China's highest-profile entrepreneur, e-commerce billionaire Jack Ma, appeared on Wednesday in a video posted online, ending a 2 1/2-month disappearance from public view that prompted speculation about his status and his business empire's future.
In the 50-second video, Ma congratulated teachers supported by his charitable foundation and made no mention of his absence from public view and scrutiny of his Alibaba Group and Ant Group by regulators.
The video appeared on Chinese business news and other websites.
Normally voluble and press-friendly, Ma was last seen in public after criticising financial regulators in an October 24 speech at a Shanghai conference. Days later, regulators suspended Ant's planned multibillion-dollar stock market debut.
That prompted speculation on the internet about whether Ma, China's biggest global business celebrity and a symbol of its tech boom, had been detained or might face legal trouble.
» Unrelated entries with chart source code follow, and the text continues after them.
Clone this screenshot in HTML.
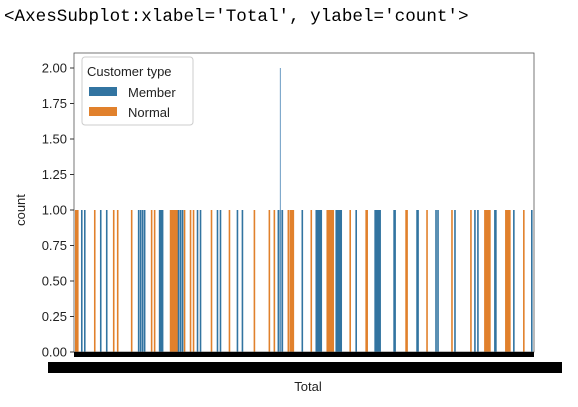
<!DOCTYPE html>
<html><head><meta charset="utf-8"><style>
body{margin:0;background:#fff;width:578px;height:407px;overflow:hidden}
</style></head><body>
<div style="position:absolute;left:4px;top:7px;font:17.6px 'Liberation Mono',monospace;color:#000;white-space:pre">&lt;AxesSubplot:xlabel='Total', ylabel='count'&gt;</div>
<svg id="chart" width="578" height="407" style="position:absolute;left:0;top:0" xmlns="http://www.w3.org/2000/svg"></svg>
<script>
const memberSlots=[7,10,26,32,64,66,68,70,85,86,87,88,104,106,108,123,126,143,146,163,168,204,206,208,228,242,243,244,245,246,247,262,263,264,265,266,267,282,301,302,303,304,305,306,320,321,343,344,362,364,381,401,404,421,422,440,458];
const memberValues=memberSlots.map(()=>1);
const normalSlots=[1,2,3,20,39,43,57,77,80,96,97,98,99,100,101,102,103,110,116,119,137,155,180,195,200,214,216,217,218,219,237,253,254,255,256,257,258,259,276,292,293,333,332,353,378,397,411,412,413,414,415,416,432,433,434,435,436,450];
const normalValues=normalSlots.map(()=>1);
const spikeSlot=[206];const spikeValue=[2];
const yTicks=[0,0.25,0.5,0.75,1.0,1.25,1.5,1.75,2.0];
const nSlots=461;
const svg=document.getElementById('chart');
const NS='http://www.w3.org/2000/svg';
const L=74,R=534,T=53,B=352;
const x=s=>L+(s/nSlots)*(R-L);
const y=v=>B-(v/2)*(B-68);
function mk(t,a){const e=document.createElementNS(NS,t);for(const k in a)e.setAttribute(k,a[k]);svg.appendChild(e);return e;}
function bars(slots,vals,col,nm){slots.forEach((s,i)=>{const r=mk('rect',{x:x(s),y:y(vals[i]),width:1.6,height:B-y(vals[i]),fill:col});

});}
bars(normalSlots,normalValues,'#e1812c','bar-normal');
bars(memberSlots,memberValues,'#3274a1','bar-member');
spikeSlot.forEach((s,i)=>{const r=mk('rect',{x:x(s)+0.3,y:y(spikeValue[i]),width:1,height:B-y(spikeValue[i]),fill:'#6a9cc4'});

});
const fr=mk('rect',{x:L,y:T,width:R-L,height:B-T,fill:'none',stroke:'#555','stroke-width':0.8});


const tb=mk('rect',{x:L,y:B,width:R-L,height:5,fill:'#000'});


const lb=mk('rect',{x:48,y:362,width:514,height:11,fill:'#000'});


yTicks.forEach(v=>{const tk=mk('line',{x1:L-4,x2:L,y1:y(v),y2:y(v),stroke:'#333'});


const t=mk('text',{x:L-7,y:y(v)+4.5,'text-anchor':'end','font-family':'Liberation Sans, sans-serif','font-size':'13',fill:'#222'});


t.textContent=v.toFixed(2);});
const xt=mk('text',{x:308,y:391,'text-anchor':'middle','font-family':'Liberation Sans, sans-serif','font-size':'13',fill:'#222'});


xt.textContent='Total';
const yt=mk('text',{x:25,y:210,'text-anchor':'middle','font-family':'Liberation Sans, sans-serif','font-size':'13',fill:'#222',transform:'rotate(-90 25 210)'});


yt.textContent='count';
const lg=mk('rect',{x:82,y:57,width:111,height:68,rx:3,fill:'#fff','fill-opacity':0.85,stroke:'#ccc'});


const ltt=mk('text',{x:87,y:76,'font-family':'Liberation Sans, sans-serif','font-size':'13',fill:'#222'});


ltt.textContent='Customer type';
[['Member','#3274a1',87],['Normal','#e1812c',107]].forEach(([n,c,yy])=>{
const p=mk('rect',{x:89,y:yy,width:28,height:9,fill:c});


const t=mk('text',{x:128,y:yy+10,'font-family':'Liberation Sans, sans-serif','font-size':'13',fill:'#222'});


t.textContent=n;});
</script>
</body></html>
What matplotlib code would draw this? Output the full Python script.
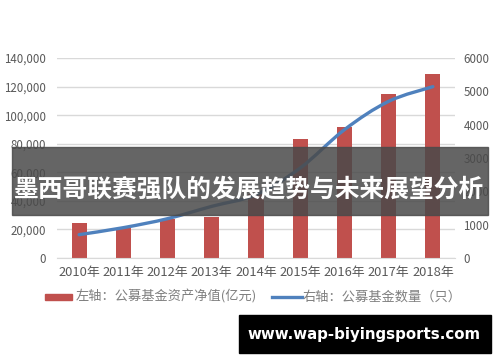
import matplotlib
matplotlib.use("Agg")
import matplotlib.pyplot as plt
from matplotlib.path import Path
from matplotlib.patches import PathPatch, Rectangle
import numpy as np

plt.rcParams['font.family'] = ['Noto Sans CJK SC', 'DejaVu Sans']

years = ['2010年', '2011年', '2012年', '2013年', '2014年', '2015年', '2016年', '2017年', '2018年']
assets = [24500, 21000, 27500, 28700, 44500, 83000, 91500, 115000, 129000]
counts = [700, 910, 1180, 1550, 1900, 2700, 3850, 4700, 5140]
left_ticks = [0, 20000, 40000, 60000, 80000, 100000, 120000, 140000]
right_ticks = [0, 1000, 2000, 3000, 4000, 5000, 6000]
title = '墨西哥联赛强队的发展趋势与未来展望分析'
legend_bar = '左轴：公募基金资产净值(亿元)'
legend_line = '右轴：公募基金数量（只）'
watermark = 'www.wap-biyingsports.com'

W, H = 500, 362
fig = plt.figure(figsize=(W/100, H/100), dpi=100)
fig.patch.set_facecolor('white')
ax = fig.add_axes([57/W, (H-258)/H, (455-57)/W, 200/H])
x = np.arange(len(years))
tick_col = '#595959'

ax.bar(x, assets, width=0.34, color='#C0504D', zorder=2)
ax.set_xlim(-0.5, len(years)-0.5)
ax.set_ylim(0, 140000)
ax.set_yticks(left_ticks)
ax.set_yticklabels([f'{v:,}' for v in left_ticks])
ax.set_xticks(x)
ax.set_xticklabels(years)
ax.grid(axis='y', color='#D9D9D9', linewidth=1, zorder=0)
ax.set_axisbelow(True)
for s in ['top', 'right', 'left']:
    ax.spines[s].set_visible(False)
ax.spines['bottom'].set_color('#D9D9D9')
ax.tick_params(axis='both', length=0, colors=tick_col)
ax.tick_params(axis='x', pad=6, labelsize=9.3)
ax.tick_params(axis='y', pad=8, labelsize=8.3)

ax2 = ax.twinx()
ax2.set_ylim(0, 6000)
ax2.set_yticks(right_ticks)
ax2.set_yticklabels([str(v) for v in right_ticks])
for s in ax2.spines.values():
    s.set_visible(False)
ax2.tick_params(axis='y', length=0, labelsize=8.3, colors=tick_col, pad=6)

# smooth line (Catmull-Rom to Bezier) through data points
pts = np.column_stack([x, counts]).astype(float)
verts = [tuple(pts[0])]
codes = [Path.MOVETO]
n = len(pts)
for i in range(n-1):
    p0 = pts[max(i-1, 0)]; p1 = pts[i]; p2 = pts[i+1]; p3 = pts[min(i+2, n-1)]
    c1 = p1 + (p2 - p0)/6.0
    c2 = p2 - (p3 - p1)/6.0
    verts += [tuple(c1), tuple(c2), tuple(p2)]
    codes += [Path.CURVE4]*3
ax2.add_patch(PathPatch(Path(verts, codes), facecolor='none', edgecolor='#4F81BD',
                        linewidth=2.4, capstyle='round', zorder=3))

# legend
ly = 297
fig.patches.append(Rectangle((45/W, (H-ly-3)/H), 27/W, 6/H, transform=fig.transFigure,
                             color='#C0504D'))
fig.text(76/W, (H-ly)/H, legend_bar, fontsize=9.5, color='#7F7F7F', va='center', ha='left')
fig.add_artist(plt.Line2D([272/W, 302/W], [(H-ly)/H]*2, color='#4F81BD', linewidth=2.4,
                          transform=fig.transFigure))
fig.text(303/W, (H-ly)/H, legend_line, fontsize=9.5, color='#7F7F7F', va='center', ha='left')

# banner overlay
fig.patches.append(Rectangle((12/W, (H-215)/H), 476/W, 68/H, transform=fig.transFigure,
                             color='#4A4A4A', alpha=0.85, zorder=10))
fig.text(249/W, (H-189)/H, title, fontsize=17.8, fontweight='bold', color='white',
         ha='center', va='center', zorder=11)

# watermark
fig.patches.append(Rectangle((239/W, (H-353)/H), 252/W, 38/H, transform=fig.transFigure,
                             color='black', zorder=10))
fig.text(364/W, (H-334)/H, watermark, fontsize=10.8, fontweight='bold', color='white',
         ha='center', va='center', family='DejaVu Sans', zorder=11)

fig.savefig('out.png', dpi=100, facecolor='white')
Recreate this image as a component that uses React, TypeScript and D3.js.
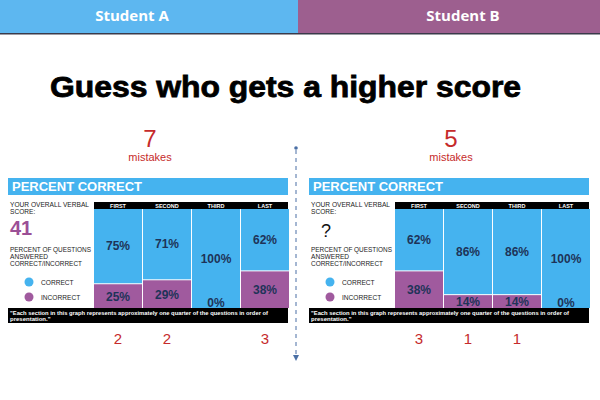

Some people suggested the ruling Communist Party was making an example of Ma to show entrepreneurs couldn't defy regulators. But finance experts said President Xi Jinping's government already was uneasy about Alibaba's dominance in retailing and Ant's potential financial risks before Ma's speech.
Anti-monopoly regulators warned executives of Alibaba and five other tech giants in December not to use their dominance to block new competitors from entering their markets. The central bank and other regulators have ordered Ant to overhaul its business before its market debut can go ahead.